Sep 24, 2003 05:09 PM
by W. Dallas TenBreoeck


Dear Friends:

For several days discussion has been held on this subject.

It might be a good idea to let Mr. Crosbie who originated the UNITED
LODGE OF THEOSOPHISTS to say what he thought necessary on these


“Strange, they do not see, if some human beings know the existence of
the most important message to the world in untold centuries, and bring
the fact and the message to their attention, leaving it to be accepted
or rejected without drawing any attention to themselves, that an act of
self-effacement has been performed in order that the Message may be
judged on its own merits. They are evidently not aware that it was the
prominence of persons and their claims of personal knowledge that drew
the attention of enquirers from the Message itself. Nor does it seem to
be understood by them that the "anonymity" adopted was for the very
benefit of such as they and all others who desire to obtain that message
at first hand with no intermediate distractions. 
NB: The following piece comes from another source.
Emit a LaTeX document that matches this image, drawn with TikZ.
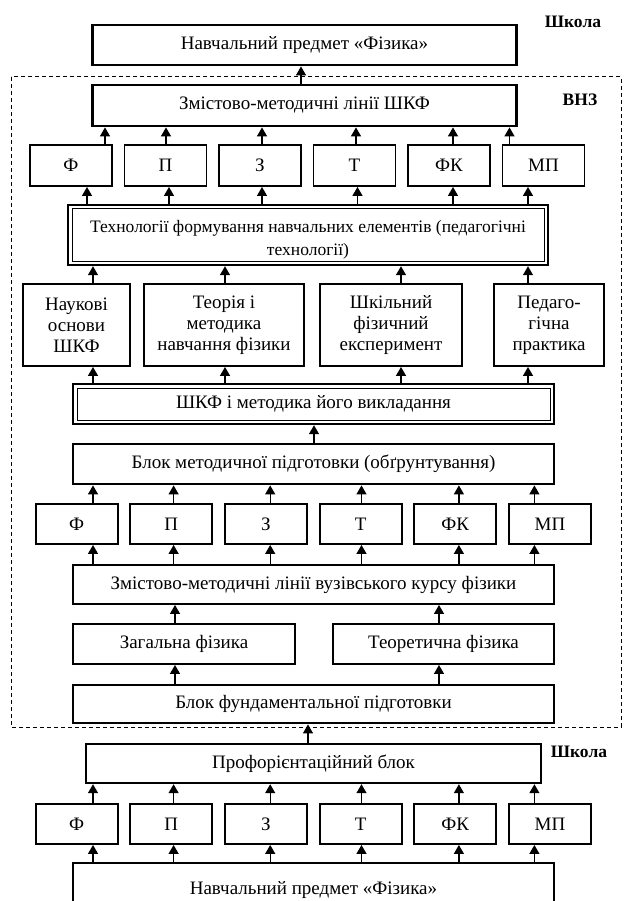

As persons concerned with the Message and its propagation, we certainly
are not “hiding,” for we exist and can be found; but as “persons” of
intelligence, character and self-sacrifice, we desire most of all to
place the Message of Masters in the hands of those who wish to learn and
know, without attracting attention to ourselves or seeking any
distracting notoriety.

For many years this has been done at a tremendous cost of time, money,
and effort; for with us it has been a constant and consistent giving and
we have asked for nothing in return. Nor can it be said that we are
seeking recognition or fame of any kind, since no names are presented to
which fame may be attached. 

How does anyone suppose the Teachings of Theosophy pure and simple as
given by the Teachers of Theosophy have been carried forward intact?
Blind alleys have been spread in every direction by persons who have
been and are accepted by the un wary as true Theosophical exponents; the
original teachings have been obscured and a flood of speculations arc
put forth as Theosophy, to the detriment of Theosophy and those who
would learn and understand. How else could such a condition be remedied
save by some who knew the truth, knew the Teachers, knew the right
lines, and had sufficient experience in the Movement to avoid the rocks
that split the original society into a number of fragments? 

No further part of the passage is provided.